Contre : Sabine Biland-Weckherlin
«Nous recherchons: Executive Vice Pleasident for Global Happiness», ai-je pu lire sur une annonce. C’était une entreprise branchée de Zuri West qui a utilisé ce jeu de mots pour aguicher les lecteurs. Plaisanterie mise à part, ne trouvez-vous pas que ces titres de fonction ressemblent de plus en plus à une langue secrète, accessible uniquement à quelques initiés? Au regard de certains descriptifs de fonction pour le moins nébuleux, on peine à comprendre quel sera le cahier des charges de la personne recherchée. On peut donc légitimement se demander l’utilité de
ces anglicismes.
Une des explications réside peut-être dans le fait que ce sont aujourd’hui des moteurs de recherche qui sourcent les candidats. Cette digitalisation des pratiques serait en train d’imposer l’anglais comme langue internationale. On le constate aussi dans le domaine de la formation. Peut-être est-ce aussi une manière d’enjoliver un poste? Un programmeur informatique devenant par exemple un «Angular JS-Developer». A moins que le cahier des charges soit effectivement si complexe que seule cette appellation lui rende justice?

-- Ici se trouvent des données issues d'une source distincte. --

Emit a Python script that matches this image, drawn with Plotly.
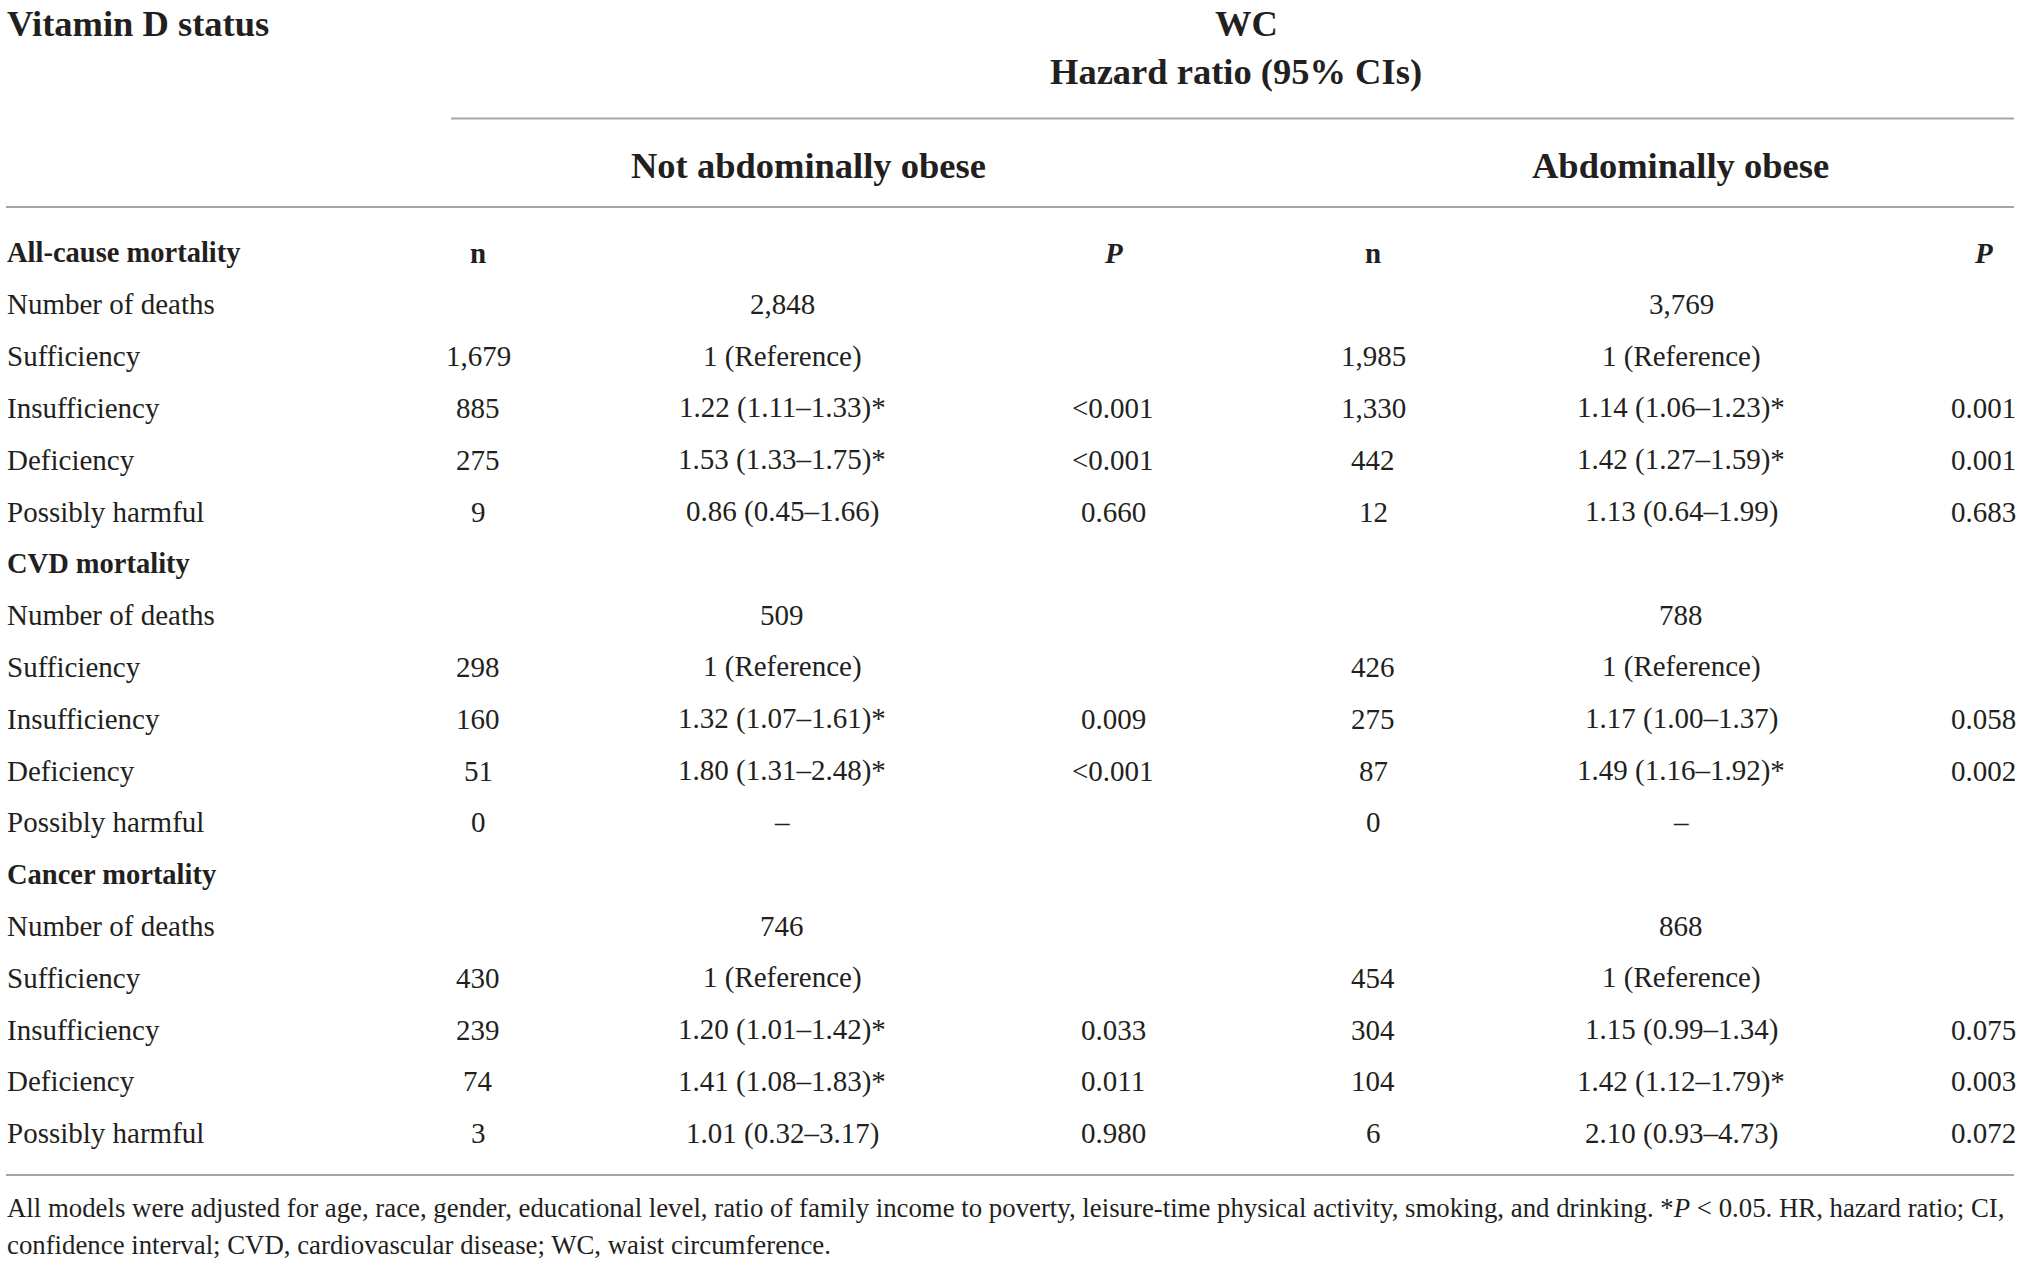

De manière très pragmatique, j’estime qu’une offre d’emploi devrait refléter la culture de l’entreprise. Je conçois tout à fait par exemple qu’un établissement bancaire recherche un «Team Lead Financial Crime Compliance IT – News Screening/Risk Scoring/Single Client View». Ou alors qu’un cabinet d’avocats international cherche le profil suivant sur un portail Internet: «Shadow the New Lawyer». Personne ne comprend vraiment de quoi il s’agit par contre. Ces annonces indéchiffrables doivent certainement générer beaucoup de candidatures inadaptées, ce qui surcharge inutilement les RH. Bonjour l’efficacité!
Le jargon et les mots utilisés dans une annonce ne devraient pas s’éloigner de la culture d’entreprise et des usages du secteur d’activité concernés. Imaginons que l’association faîtière suisse des ramoneurs recherche un «Chief Vision Officer»... Cela prête à sourire, non? Idem pour cette entreprise zurichoise active dans le luxe et qui recrute un-e «Client Advisor Saturday Worker», voulant en réalité un-e vendeur-se anglophone, qui est d’accord de travailler le samedi.
Les anglicismes dans les offres d’emploi se justifient tout à fait dans les multinationales où ils sont d’ailleurs devenus la norme, exemples: «Executive Assistant» et «CFO». Je suggère néanmoins de les utiliser avec parcimonie, et selon les cas, l’ancienne formule convient parfois mieux: «assistante de direction» et «responsable financier». Dans les PME qui opèrent uniquement en Suisse, les descriptifs de poste en anglais me paraissent parfois déplacés. A l’inverse, la firme internationale adaptera ses annonces en fonction du contexte, un «employé de commerce» devenant parfois à juste titre un «Claims Handler».